Calgary-based Boardwalk REIT is among them.

“We believe Boardwalk shares are undervalued,” said Bill Chidley, the company’s senior vice-president of development, in explaining that Boardwalk plans to sell some of its assets and buy back its shares. As of press time, Boardwalk unit shares were selling for $58, down from $66 a year earlier.

Rumours are rife that Boardwalk is about to list some or all three of its highrise concrete rental buildings in Burnaby and Surrey, though Chidley said, “We have not determined which properties will be sold.”

Low cap rates

It would make sense to sell into the current Metro Vancouver market, said David Goodman, a multi-family property specialist with HQ Realty Services Ltd., who notes that apartment-building prices are at or near record highs while capitalization rates are near historic lows.

A price example: Goodman recently sold an old, 10-unit East Vancouver walk-up rental building for $185,000 per door and a cap rate of 2.1 per cent.

A pullback by REITs could further soften a Metro market that has seen a decline in sales and a rise in vacancies in recent months, he suggested – just don’t expect REITs to be buying much this year, though.

“Acquisitions are much more difficult today [because of higher lending rates],” according to Chidley.

The evidence is clear. Northern Property Real Estate Investment Trust (NP REIT), which capped a $130 million acquisition binge last year with purchases of apartment buildings on Vancouver Island and in the Fraser Valley, has not bought a single property so far in 2013. Instead, the Calgary company is looking at becoming a rental developer, seen in its purchase last year of three parcels of raw land.

“The exceptionally high asking prices for existing apartments have created a climate where construction of new multi-family residential property is possible,” NP REIT said in a recent release.

So far, NP REIT has about 600 units under construction, including its first rental project in Regina, and is currently trading at $27.27, down from $33 a year ago.

Giant landlord Canadian Apartment Properties REIT (CAP REIT), which holds 38,000 rental units, has bucked the acquisition trend with the purchase of six apartment buildings in Calgary so far this year. Last year, five Victoria apartment buildings were among record acquisitions by the Toronto-based company, which also included a mobile home park portfolio.

CAP REIT is trading at $21.40, down from $26 from a year earlier, as of our August 1 press deadline.

U.S. play

Another aggressive buyer is Vancouver-based Pure Multi-Family REIT LP, the only Canadian REIT focused exclusively on the apartment rental market in the United States. In July, Pure bought a resort-style, 264-unit Dallas, TX, rental complex on 10 acres for US$16.5 million. The numbers look good: Pure paid US$62,500 per door and accepted a cap rate of 6.9 per cent.

“These units rent for $1,000 to $1,500 per month,” said a spokesman for Pure, which so far this year has bought four Texas rental properties for a total of $104 million, with an average cap rate of 6.46 per cent, and is trading at $4.40 per share, down from $5.50 a year ago.

The U.S. rental market has some advantages over Canada, analysts note.

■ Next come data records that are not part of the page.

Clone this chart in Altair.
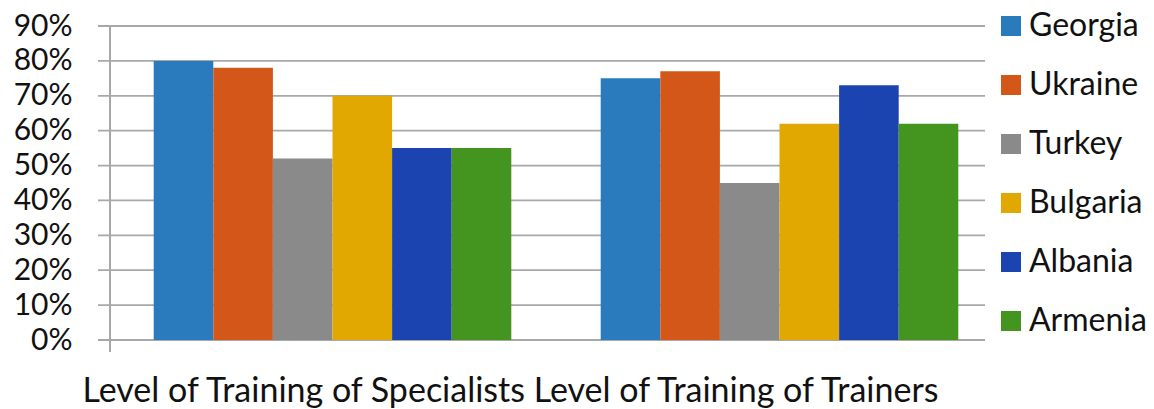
import altair as alt
import pandas as pd

# Survey results by country for the two training levels
categories = ["Level of Training of Specialists", "Level of Training of Trainers"]
countries = ["Georgia", "Ukraine", "Turkey", "Bulgaria", "Albania", "Armenia"]
specialists = [0.80, 0.78, 0.52, 0.70, 0.55, 0.55]
trainers = [0.75, 0.77, 0.45, 0.62, 0.73, 0.62]
colors = ["#2a7bbd", "#d4571a", "#8a8a8a", "#e0a800", "#1c44b0", "#44951f"]
y_ticks = [0.0, 0.1, 0.2, 0.3, 0.4, 0.5, 0.6, 0.7, 0.8, 0.9]

FONT = "Lato"
GRID = "#a8a8a8"

rows = []
for cat, vals in zip(categories, [specialists, trainers]):
    for c, v in zip(countries, vals):
        rows.append({"category": cat, "country": c, "value": v})
df = pd.DataFrame(rows)
grid_df = pd.DataFrame({"tick": y_ticks})

y_scale = alt.Scale(domain=[0, 0.9], nice=False, zero=True)
y_axis = alt.Axis(
    values=y_ticks, format=".0%", grid=False, domain=False, ticks=False,
    labelFont=FONT, labelFontSize=30, labelColor="#111111",
    labelPadding=37, labelOverlap=False, labelBound=False, title=None,
)

bars = alt.Chart(df).mark_bar().encode(
    x=alt.X(
        "category:N",
        sort=categories,
        scale=alt.Scale(paddingInner=0.2, paddingOuter=0.1),
        axis=alt.Axis(
            labels=False, ticks=False, domain=False, grid=False,
            title=" ".join(categories),
            titleFont=FONT, titleFontSize=34, titleFontWeight="normal",
            titleColor="#111111", titleAnchor="start", titleAlign="left",
            titleBaseline="alphabetic", titleX=-27, titleY=61,
        ),
    ),
    xOffset=alt.XOffset("country:N", sort=countries,
                        scale=alt.Scale(paddingInner=0, paddingOuter=0)),
    y=alt.Y("value:Q", scale=y_scale, axis=y_axis),
    color=alt.Color(
        "country:N",
        sort=countries,
        scale=alt.Scale(domain=countries, range=colors),
        legend=alt.Legend(
            title=None, orient="none", legendX=886, legendY=-16,
            symbolType="square", symbolSize=400, symbolStrokeWidth=0,
            symbolOpacity=1, labelFont=FONT, labelFontSize=32,
            labelColor="#111111", labelOffset=2, rowPadding=27, padding=0,
            labelLimit=300,
        ),
    ),
)

# Horizontal gridlines, running a little left of the value axis
grid = alt.Chart(grid_df).mark_rule(color=GRID, strokeWidth=1.8).encode(
    y=alt.Y("tick:Q", scale=y_scale, axis=y_axis),
    x=alt.value(-11),
    x2=alt.value(876),
)

# Vertical value-axis line, extending slightly below zero
axis_line = alt.Chart(grid_df).mark_rule(color=GRID, strokeWidth=1.8).encode(
    x=alt.value(1),
    y=alt.value(0),
    y2=alt.value(326),
)

chart = alt.layer(grid, axis_line, bars).properties(
    width=894,
    height=314,
    autosize=alt.AutoSizeParams(type="none"),
    padding={"left": 109, "top": 26, "right": 151, "bottom": 69},
    background="white",
).configure_view(stroke=None)

chart.save("out.html", embed_options={"renderer": "svg", "actions": False})
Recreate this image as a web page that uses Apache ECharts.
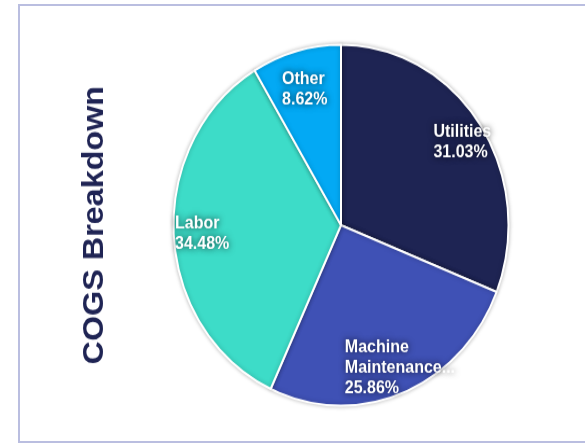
<!DOCTYPE html>
<html>
<head>
<meta charset="utf-8">
<script src="https://cdn.jsdelivr.net/npm/echarts@6/dist/echarts.min.js"></script>
<style>
*{
  margin: 0;
  padding: 0;
}
body{
  width: 585px;
  height: 446px;
  overflow: hidden;
  background: #fff;
  position: relative;
}
.frame{
  position: absolute;
  left: 18px;
  top: 4px;
  width: 620px;
  height: 435px;
  border: 2px solid #babee0;
}
#cogsChart{
  position: absolute;
  left: 0;
  top: 0;
  width: 585px;
  height: 414px;
  transform: scaleY(1.0773);
  transform-origin: 0 0;
}
</style>
</head>
<body>
<div class="frame"></div>
<div id="cogsChart"></div>
<script>
// COGS breakdown, clockwise from 12 o'clock
var categories = ['Utilities', 'Machine Maintenance', 'Labor', 'Other']
var values = [18, 15, 20, 5]
// label text as shown on the slices (long name is cut off in the original)
var labelNames = ['Utilities', 'Machine\nMaintenance...', 'Labor', 'Other']
var colors = ['#1e2453', '#3f51b5', '#3ddcc8', '#03a9f4']
// nudge of each label block [top, right, bottom, left] padding
var labelPads = [[6, 0, 0, 6], [0, 0, 0, 12], [0, 0, 0, 8], [24, 0, 0, 4]]

var total = values.reduce(function (a, b) { return a + b }, 0)
var pieData = categories.map(function (name, i) {
  return { name: name, value: values[i], itemStyle: { color: colors[i] } }
})

var chart = echarts.init(document.getElementById('cogsChart'))
var option = {
  animation: false,
  graphic: [
    {
      type: 'text',
      x: 95,
      y: 209,
      rotation: Math.PI / 2,
      style: {
        text: 'COGS Breakdown',
        font: 'bold 30px "Liberation Sans", Arial, sans-serif',
        fill: '#1f2454',
        align: 'center',
        verticalAlign: 'middle'
      }
    }
  ],
  series: [
    {
      type: 'pie',
      center: [341, 209],
      radius: [0, 167.5],
      startAngle: 90,
      clockwise: true,
      silent: true,
      data: pieData,
      label: { show: false },
      labelLine: { show: false },
      itemStyle: {
        borderColor: '#fff',
        borderWidth: 2,
        shadowBlur: 4,
        shadowColor: 'rgba(0, 0, 0, 0.25)'
      }
    },
    {
      // transparent ring only used to place the labels near the rim
      type: 'pie',
      center: [341, 209],
      radius: [110, 170],
      startAngle: 90,
      clockwise: true,
      silent: true,
      data: pieData.map(function (d, i) {
        return {
          name: d.name,
          value: d.value,
          itemStyle: { color: 'transparent' },
          label: { padding: labelPads[i] }
        }
      }),
      itemStyle: { borderWidth: 0 },
      labelLine: { show: false },
      label: {
        show: true,
        position: 'inside',
        formatter: function (p) {
          var lines = labelNames[p.dataIndex].split('\n')
          lines.push((values[p.dataIndex] / total * 100).toFixed(2) + '%')
          return lines.map(function (l) { return '{n|' + l + '}' }).join('\n')
        },
        rich: {
          n: {
            align: 'left',
            color: '#fff',
            fontSize: 16,
            fontWeight: 'bold',
            fontFamily: '"Liberation Sans", Arial, sans-serif',
            lineHeight: 19,
            textShadowColor: 'rgba(0, 0, 0, 0.75)',
            textShadowBlur: 6
          }
        }
      }
    }
  ]
}
chart.setOption(option)
</script>
</body>
</html>
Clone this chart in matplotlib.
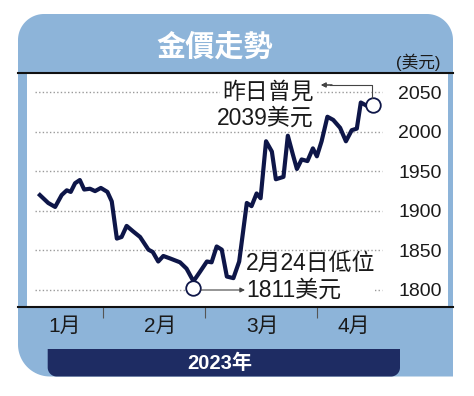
import numpy as np
import matplotlib
matplotlib.use("Agg")
import matplotlib.pyplot as plt
from matplotlib.patches import Polygon, Rectangle
from matplotlib.lines import Line2D
from matplotlib.transforms import ScaledTranslation

# ---------------- data ----------------
# x: day of year 2023 (Jan 1 = 0), y: gold price (USD/oz)
days = [13.6, 15.9, 17.8, 19.6, 21.0, 22.1, 23.3, 24.6, 25.8, 27.4, 28.8, 30.4,
        32.2, 33.4, 34.8, 36.1, 37.5, 39.3, 41.2, 43.5, 44.7, 46.2, 47.6, 49.4,
        52.2, 54.0, 55.9, 57.7, 59.6, 60.9, 62.3, 63.7, 65.1, 66.9, 68.5, 70.6,
        71.9, 73.3, 74.4, 75.9, 77.5, 78.6, 80.7, 81.9, 83.3, 84.4, 85.7, 87.3,
        88.8, 89.9, 91.2, 92.8, 94.4, 96.3, 97.9, 99.5, 100.9, 102.0, 103.2]
prices = [1920, 1910, 1905, 1920, 1926, 1924, 1935, 1939, 1927, 1928, 1925, 1929,
          1924, 1912, 1865, 1867, 1881, 1874, 1867, 1851, 1848, 1836, 1843, 1840,
          1835, 1827, 1811, 1823, 1836, 1835, 1855, 1851, 1817, 1815, 1836, 1910,
          1906, 1922, 1916, 1988, 1975, 1940, 1943, 1995, 1971, 1953, 1965, 1963,
          1979, 1969, 1988, 2019, 2015, 2005, 1988, 2002, 2004, 2037, 2034]
yticks = [1800, 1850, 1900, 1950, 2000, 2050]
month_bounds = [31, 59, 90]
month_label_pos = [20.5, 46.7, 74.8, 100.1]
month_labels = ["1月", "2月", "3月", "4月"]
low_idx = 26
high_idx = len(prices) - 1

title = "金價走勢"
unit = "(美元)"
year_label = "2023年"
high_text = ["昨日曾見", "2039美元"]
low_text = ["2月24日低位", "1811美元"]

# ---------------- style ----------------
W, H = 474, 396
PANEL = "#8db4d9"
NAVY_BAR = "#1e2c63"
LINE = "#0e1648"
CJK = ["Liberation Sans", "Noto Sans CJK TC", "DejaVu Sans"]
plt.rcParams["font.family"] = CJK

fig = plt.figure(figsize=(W / 100, H / 100), dpi=100)
fig.patch.set_facecolor("white")


def fx(x):
    return x / W


def fy(y):
    return 1 - y / H


def rounded(x0, y0, x1, y1, r_tl, r_tr, r_br, r_bl, **kw):
    pts = []

    def arc(cx, cy, r, a0, a1):
        if r == 0:
            return [(cx, cy)]
        t = np.radians(np.linspace(a0, a1, 24))
        return list(zip(cx + r * np.cos(t), cy + r * np.sin(t)))

    pts += arc(x0 + r_tl, y0 + r_tl, r_tl, 180, 270)
    pts += arc(x1 - r_tr, y0 + r_tr, r_tr, 270, 360)
    pts += arc(x1 - r_br, y1 - r_br, r_br, 0, 90)
    pts += arc(x0 + r_bl, y1 - r_bl, r_bl, 90, 180)
    pts = [(fx(a), fy(b)) for a, b in pts]
    return Polygon(pts, closed=True, transform=fig.transFigure, **kw)


fig.add_artist(rounded(18, 14, 453, 376.5, 26, 26, 0, 32, fc=PANEL, ec="none", zorder=-3))
fig.add_artist(rounded(47.7, 349, 400, 376.5, 0, 0, 9, 9, fc=NAVY_BAR, ec="none", zorder=-2))

# axes = white plot area
ax_l, ax_r, ax_t, ax_b = 26.7, 448.3, 73, 307
ax = fig.add_axes([fx(ax_l), fy(ax_b), fx(ax_r) - fx(ax_l), fy(ax_t) - fy(ax_b)])
ax.set_facecolor("white")
for s in ax.spines.values():
    s.set_visible(False)
ax.set_xlim(9.97, 126.1)
ax.set_ylim(1778.5, 2074.3)

# dotted grid lines
ax.hlines(yticks, 12.3, 107.9, colors="#9a9a9a", linestyles=(0, (1, 1.6)), lw=1.0, zorder=1)

# y tick labels inside on the right
ax.set_yticks(yticks)
ax.set_yticklabels([str(v) for v in yticks])
ax.tick_params(axis="y", left=False, right=False, labelleft=False, labelright=True,
               pad=-39.5, labelsize=14, labelcolor="#1a1a1a")

# x ticks: month boundaries (marks) and month labels (minor)
ax.set_xticks(month_bounds)
ax.set_xticklabels([""] * len(month_bounds))
ax.set_xticks(month_label_pos, minor=True)
ax.set_xticklabels(month_labels, minor=True)
ax.tick_params(axis="x", which="major", direction="out", length=8, width=0.8, color="#555555")
ax.tick_params(axis="x", which="minor", length=0, pad=7, labelsize=15, labelcolor="#1a1a1a")

# white mask breaking the 1800 grid line behind the low annotation
mask_x0, mask_x1 = 186, 375
ax.add_patch(Rectangle(((mask_x0 - ax_l) / (ax_r - ax_l), (ax_b - 296) / (ax_b - ax_t)),
                       (mask_x1 - mask_x0) / (ax_r - ax_l), 12 / (ax_b - ax_t),
                       transform=ax.transAxes, fc="white", ec="none", zorder=1.5))

# price line
ax.plot(days, prices, color=LINE, lw=3.0, solid_joinstyle="round", zorder=3)

# circles around low / high points (offset slightly from the point)
low_tr = ax.transData + ScaledTranslation(0, -0.066, fig.dpi_scale_trans)
ax.plot([days[low_idx]], [prices[low_idx]], marker="o", ms=10.5, mfc="white", mec=LINE,
        mew=1.3, transform=low_tr, zorder=4, clip_on=False)
high_tr = ax.transData + ScaledTranslation(0.08, 0.0, fig.dpi_scale_trans)
ax.plot([days[high_idx]], [prices[high_idx]], marker="o", ms=10.5, mfc="white", mec=LINE,
        mew=1.3, transform=high_tr, zorder=4, clip_on=False)

# black horizontal rules
for yy in (ax_t, ax_b):
    fig.add_artist(Line2D([fx(18), fx(453)], [fy(yy), fy(yy)], transform=fig.transFigure,
                          color="#111111", lw=1.5, zorder=5))

# arrows
ARROW_C = "#444444"
fig.add_artist(Line2D([fx(372), fx(372), fx(330)], [fy(98), fy(85), fy(85)],
                      transform=fig.transFigure, color=ARROW_C, lw=0.8, zorder=5))
fig.add_artist(plt.annotate("", xy=(fx(321), fy(85)), xytext=(fx(332), fy(85)),
                            xycoords="figure fraction", textcoords="figure fraction",
                            arrowprops=dict(arrowstyle="-|>", color=ARROW_C, lw=0.8,
                                            mutation_scale=7, shrinkA=0, shrinkB=0)))
ax.annotate("", xy=(fx(245), fy(290)), xytext=(fx(201), fy(290)),
            xycoords="figure fraction", textcoords="figure fraction",
            arrowprops=dict(arrowstyle="-|>", color=ARROW_C, lw=0.8,
                            mutation_scale=7, shrinkA=0, shrinkB=0), zorder=5)

# texts
TXT = "#1a1a1a"
fig.text(fx(215), fy(47), title, ha="center", va="center", color="white",
         fontsize=21, fontweight="bold")
fig.text(fx(418), fy(62.5), unit, ha="center", va="center", color=TXT, fontsize=12)
fig.text(fx(220), fy(363.5), year_label, ha="center", va="center", color="white",
         fontsize=14.5, fontweight="bold")

fig.text(fx(314), fy(92), high_text[0], ha="right", va="center", color=TXT, fontsize=16.5,
         bbox=dict(fc="white", ec="none", pad=1.5), zorder=6)
fig.text(fx(314), fy(118.5), high_text[1], ha="right", va="center", color=TXT, fontsize=16.5,
         zorder=6)
fig.text(fx(246), fy(263), low_text[0], ha="left", va="center", color=TXT, fontsize=16.5,
         zorder=6)
fig.text(fx(246), fy(290), low_text[1], ha="left", va="center", color=TXT, fontsize=16.5,
         zorder=6)

fig.savefig("out.png", dpi=100, facecolor="white")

These include:

demand from millions of former homeowners who went into foreclosure;

a strengthening U.S. economy;

low prices in most urban markets; and

a tax system that allows property owners to escape capital gain taxation when they sell an apartment building.

Since the U.S. housing crash in 2008 the number of households renting has jumped to 38 million and is expected to ramp up to 41 million in the next two years, according to the U.S. Census Bureau.